Ces monnaies-confiances devraient être appelées des monnaies politiques. L’instabilité politique devient une cause de l’instabilité monétaire. Le déclencheur d’un krach du dollar comme l’indique Barry Eichengreen (2011, p. 208) pourrait être autant d’ordre géopolitique qu’économique. L’absence de valeur intrinsèque de ces monnaies politiques explique pourquoi ces monnaies n’auront jamais la stabilité des monnaies marchandises.
Il y a aussi des phénomènes qui ne sont pas traités dans le livre et qui pourraient faire douter de la thèse selon laquelle l’hégémonie du dollar devrait se maintenir. i) Il y a évidemment l’ordre international qui voit l’Europe et son allié Américain perdre leur hégémonie. Une perte d’hégémonie politique signifie une perte d’hégémonie monétaire et finalement une perte de confiance. ii) Il y a, ensuite, l’évolution de la part du dollar dans les réserves de change mondiales qui au quatrième trimestre 2020 n’a jamais été si bas depuis plus de 25 ans (COFER[6]). La part des réserves en dollars détenues par les banques centrales a chuté à 59% au cours du quatrième trimestre 2020. Cette part atteignait 71% en 1999. Dans le même temps, la part du dollar canadien et australien et du RENMINBI chinois a cru à 9% alors qu’elle était quasiment égale à 0% en 1999. Le dollar reste dominant mais pour combien temps ? iii) Un autre signe peut conduire à douter de la robustesse de l’hégémonie du dollar : le succès relatif des monnaies numériques. Il peut être interprété, d’une part, comme un signe de méfiance vis-à-vis des monnaies politiques et, d’autre part, comme une solution privée à l’instabilité intrinsèque de monnaies comme le dollar ou l’euro. Ce futur des monnaies privées a été très tôt pensé et soutenu par un auteur comme Hayek (1976) et Pascal Salin en France (1982[7], Conclusion p. 243).

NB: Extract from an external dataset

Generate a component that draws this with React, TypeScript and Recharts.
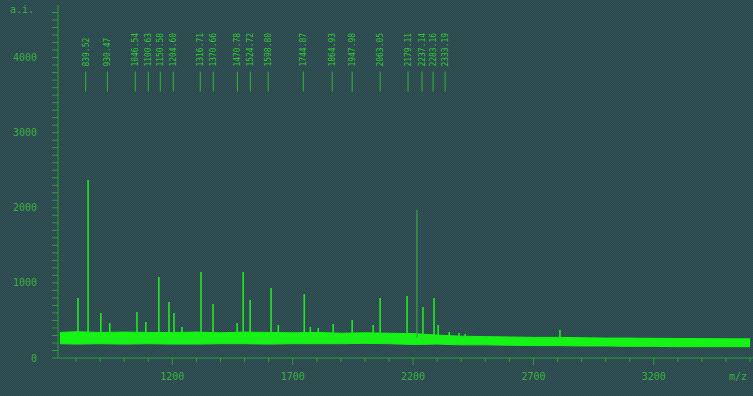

[1] En 2015 il est important de rappeler que le Fonds Monétaire International a décidé d’inclure le Yuan Chinois parmi les cinq devises servant à fixer la valeur des droits de tirage spéciaux (DTS). Ces cinq devises sont le dollar américain, l’euro, la livre sterling, le yen japonais et le Yuan Chinois. 43% des transactions internationales sont faites en dollar, 29% en euro et 2,5% en Yuan Chinois. Le dollar représente, aussi, 64% des réserves de change des banques centrales.
[2] Il faut ajouter à cette liste des déficits publics américains hors de contrôle (Eichengreen 2011, p. 210).
[3] Kindleberger, C., 1973. The World in Depression, 1929-1939, Berkeley: University of California.
[4] Eichengreen, B., 2011. Exorbitant Privilege, Oxford University Press, New York, traduction française, Un privilège exorbitant. Le déclin du dollar et l’avenir du système monétaire international, Paris, Odile Jacob.
[5] Rist, C. [1951] 2002. Histoire des doctrines relatives au crédit et à la monnaie : depuis John Law jusqu’à nos jours, 2° édition, Paris, Dalloz.
[6] IFM, Currency composition of official foreign exchange. Arslanalp, S. et C. Simpson-Bell 2021. « La part du dollar dans les réserves de change mondiales atteint son niveau le plus faible en 25 ans », Fonds Monétaire International, le 5 mai, Blogs.
[7] Salin, P., 1982. L’ordre monétaire mondial, Paris, collection Libre Echange, PUF.